I didn’t understand it because I didn’t feel it. I didn’t have peace because I didn’t have the relationship with God that I needed. This awesome relationship with God developed the more I loved him and the more I loved him the more I surrendered to his will for my life.
I would also like to point out that God does not base his blessings on our performance or obedience. No, it is my belief that he blesses us when we are able to handle the blessings. I had the desire for a ministry, but God could not give me a ministry because I was not ready for it. If he would have blessed me with a ministry at the time I wanted it, it would have failed and failed miserably. Like the Israelites, I too had tho wander the wilderness and not take the easy route because I was not ready. God wasn’t going to just wave a magic wand and make me better. No, I had to make the choices. I had to walk on the road of obedience in order to be ready for the blessings and ministry he had for me.
What does all this have to do with grace and obedience? Well, I believe without a doubt that I would never have gotten to the place I am now without surrendering to the will of God in all areas of my life. I never would have been able to begin walking the road to obedience without his grace. No, I would still be wondering the wilderness right now. You see, grace and obedience are not two separate things. It was not intended for us to have one or the other. We are called to embrace both.
As I stated at the beginning of this series, I was not thrilled when I arrived at Beth Moore’s Simulcast and learned that the topic was on grace and the Law. I hold firm to what God spoke to my spirit, so I wasn’t about to let Satan confuse me even if it was through Beth Moore. The good news is that I needed not fear because she actually confirmed everything God spoke to me. I was greatly relieved because I absolutely adore and respect Beth and know she speaks truth, so I am very thankful God did not allow me to have battle that out in my mind. Anyway, as I mentioned earlier in the series, it is my belief that Beth believes in obedience (don’t carry around our old selves) she just doesn’t want us, Christians, beating ourselves up over are failures and she wants us to use the power of grace to follow Jesus. The most eye-opening experience of the whole conference for me was when she spoke about the strippers being saved. [God really smacked me over the head with this one.] Beth told us about the time when some strippers came to her conference and one of them came down and was saved. My honest, first reaction to this story was “Yeah, but how long before she was back on the pole!” I almost didn’t believe I thought it either. Immediately, God slapped me on the side of my head and made me realize just how easily pride and judgmental attitudes can destroy a ministry. We want people like the stripper to come to Jesus, even if they go back to the pole. Why? A seed has been planted. Just like it was in me. It sometimes takes years of watering and pulling weeds before the seed grows, but most seeds eventually sprout. God’s warning to me was clear: Do not think yourself better than others, because it wasn’t that long ago you were on the pole (figuratively); never forget where you came from and who made you who you are today.
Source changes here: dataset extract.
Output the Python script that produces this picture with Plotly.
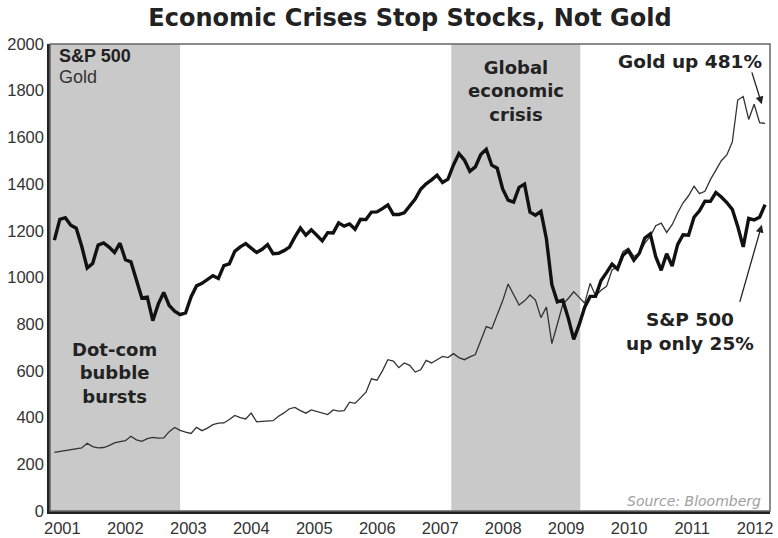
import pandas as pd
import plotly.graph_objects as go

# monthly points, Mar 2001 .. Jan 2012
months = pd.date_range('2001-03-01', periods=131, freq='MS')

sp500 = [
    1160, 1249, 1256, 1224, 1211, 1134, 1041, 1060, 1139, 1148,
    1130, 1107, 1147, 1076, 1067, 990, 912, 916, 815, 886, 936, 880,
    856, 841, 848, 917, 964, 975, 990, 1008, 996, 1051, 1058, 1112,
    1131, 1145, 1126, 1107, 1121, 1141, 1102, 1104, 1115, 1130, 1174, 1212,
    1181, 1204, 1181, 1157, 1192, 1191, 1234, 1220, 1229, 1207, 1249, 1248,
    1280, 1281, 1295, 1311, 1270, 1270, 1277, 1304, 1336, 1378, 1401, 1418,
    1438, 1407, 1421, 1482, 1531, 1503, 1455, 1474, 1527, 1549, 1481, 1468,
    1379, 1331, 1323, 1386, 1400, 1280, 1267, 1283, 1166, 969, 896, 903,
    826, 735, 798, 873, 919, 919, 987, 1021, 1057, 1036, 1096, 1115,
    1074, 1104, 1169, 1187, 1089, 1031, 1102, 1049, 1141, 1183, 1181, 1258,
    1286, 1327, 1326, 1364, 1345, 1321, 1292, 1219, 1131, 1253, 1247, 1258,
    1312,
]

gold = [
    251, 255, 258, 262, 265, 270, 290, 276, 270, 272,
    280, 292, 297, 301, 320, 305, 298, 310, 315, 312, 313, 340,
    358, 345, 338, 332, 358, 344, 355, 370, 376, 377, 392, 409,
    400, 394, 419, 382, 384, 386, 387, 406, 420, 438, 444, 430,
    419, 433, 426, 420, 413, 433, 428, 430, 466, 461, 485, 509,
    566, 560, 600, 648, 642, 614, 634, 624, 595, 605, 645, 634,
    648, 662, 657, 674, 657, 648, 660, 670, 730, 790, 781, 840,
    900, 972, 930, 882, 900, 925, 903, 828, 874, 717, 800, 885,
    910, 939, 915, 890, 975, 921, 945, 962, 1032, 1047, 1111, 1126,
    1090, 1104, 1147, 1176, 1222, 1233, 1193, 1226, 1276, 1320, 1350, 1391,
    1359, 1369, 1419, 1460, 1500, 1525, 1580, 1760, 1775, 1677, 1742, 1663,
    1660,
]

years = [str(y) for y in range(2001, 2013)]
# crisis periods, in month index from Mar 2001
crises = [(-0.8, 23.0), (72.6, 96.2)]

x = list(range(len(months)))
tick_pos = [1.46 + 11.52 * i for i in range(len(years))]

fig = go.Figure()

for start, end in crises:
    fig.add_vrect(x0=start, x1=end, fillcolor='#c9c9c9', line_width=0, layer='below')

fig.add_trace(go.Scatter(
    x=x, y=gold, mode='lines', name='Gold',
    line=dict(color='#333333', width=1.3),
    customdata=months.strftime('%b %Y'),
    hovertemplate='%{customdata}: %{y}<extra>Gold</extra>'
))
fig.add_trace(go.Scatter(
    x=x, y=sp500, mode='lines', name='S&P 500',
    line=dict(color='#111111', width=3.4),
    customdata=months.strftime('%b %Y'),
    hovertemplate='%{customdata}: %{y}<extra>S&P 500</extra>'
))

bold = dict(family='DejaVu Sans', size=18, color='#222222')

fig.add_annotation(x=0.5, y=1948, text='<b>S&P 500</b>', showarrow=False, xanchor='left',
                   font=dict(family='Liberation Sans', size=18, color='#222222'))
fig.add_annotation(x=0.5, y=1858, text='Gold', showarrow=False, xanchor='left',
                   font=dict(family='Liberation Sans', size=18, color='#333333'))
fig.add_annotation(x=11, y=589, text='<b>Dot-com<br>bubble<br>bursts</b>', showarrow=False, font=bold)
fig.add_annotation(x=84.5, y=1800, text='<b>Global<br>economic<br>crisis</b>', showarrow=False, font=bold)
fig.add_annotation(x=129.8, y=1927, text='<b>Gold up 481%</b>', showarrow=False, xanchor='right',
                   font=dict(family='DejaVu Sans', size=18.5, color='#222222'))
fig.add_annotation(x=116.3, y=770, text='<b>S&P 500<br>up only 25%</b>', showarrow=False,
                   font=dict(family='DejaVu Sans', size=18.5, color='#222222'))
fig.add_annotation(x=129.6, y=43, text='<i>Source: Bloomberg</i>', showarrow=False, xanchor='right',
                   font=dict(family='DejaVu Sans', size=14, color='#a0a0a0'))

# arrows
fig.add_annotation(x=129.4, y=1742, ax=127.5, ay=1885, axref='x', ayref='y', text='',
                   showarrow=True, arrowhead=2, arrowsize=1.2, arrowwidth=1.3, arrowcolor='#222222')
fig.add_annotation(x=129.4, y=1226, ax=125.3, ay=889, axref='x', ayref='y', text='',
                   showarrow=True, arrowhead=2, arrowsize=1.2, arrowwidth=1.3, arrowcolor='#222222')

# plot frame
fig.add_shape(type='rect', xref='paper', yref='paper', x0=0, y0=0, x1=1, y1=1,
              line=dict(color='#666666', width=1.5))

fig.update_layout(
    width=778, height=538,
    title=dict(text='<b>Economic Crises Stop Stocks, Not Gold</b>', xref='paper', x=0.5,
               xanchor='center', y=0.968, yanchor='middle',
               font=dict(family='DejaVu Sans', size=24, color='#222222')),
    showlegend=False,
    plot_bgcolor='white', paper_bgcolor='white',
    margin=dict(t=44, l=50, r=8, b=27, autoexpand=False),
    xaxis=dict(range=[-0.8, 130.9], tickvals=tick_pos, ticktext=years, showgrid=False,
               zeroline=False, showline=True, linecolor='#222222', linewidth=2.5, ticks='',
               tickfont=dict(family='Liberation Sans', size=16.5, color='#333333')),
    yaxis=dict(range=[0, 2000], dtick=200, showgrid=False, zeroline=False,
               showline=True, linecolor='#222222', linewidth=2.5, ticks='',
               tickfont=dict(family='Liberation Sans', size=16.5, color='#333333')),
)

# drop the default body margin so the figure sits at the window's corner
fig.write_html('out.html', config={'displayModeBar': False},
               post_script="document.body.style.margin='0';")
I want to close with this scripture:
John 10:17-18 (NLT): “The Father loves me because I sacrifice my life so I may take it back again. 18 No one can take my life from me. I sacrifice it voluntarily. For I have the authority to lay it down when I want to and also to take it up again.
Those who say we don’t live under the Law, we live under grace are 100% correct. We don’t have to follow the Law, but we should choose to follow his ways because we love our Lord. As the scripture indicates, Jesus did not have to die on the cross for us; he could have said no, but his love for his father and us was so great, he was willing to give up his life. Are you willing to do the same? Are you willing to give up your wants, desires, and wills in order for Christ to live?
It is my prayer that this series will encourage at least one to stop resting on their free gift of grace and start walking in obedience not because they have to but because they love the Lord and want to be the person he or she was created to be. Remember, we don’t walk in obedience to be saved but because we are saved. Thereby, our obedience is the product of our salvation and grace is our power to obey.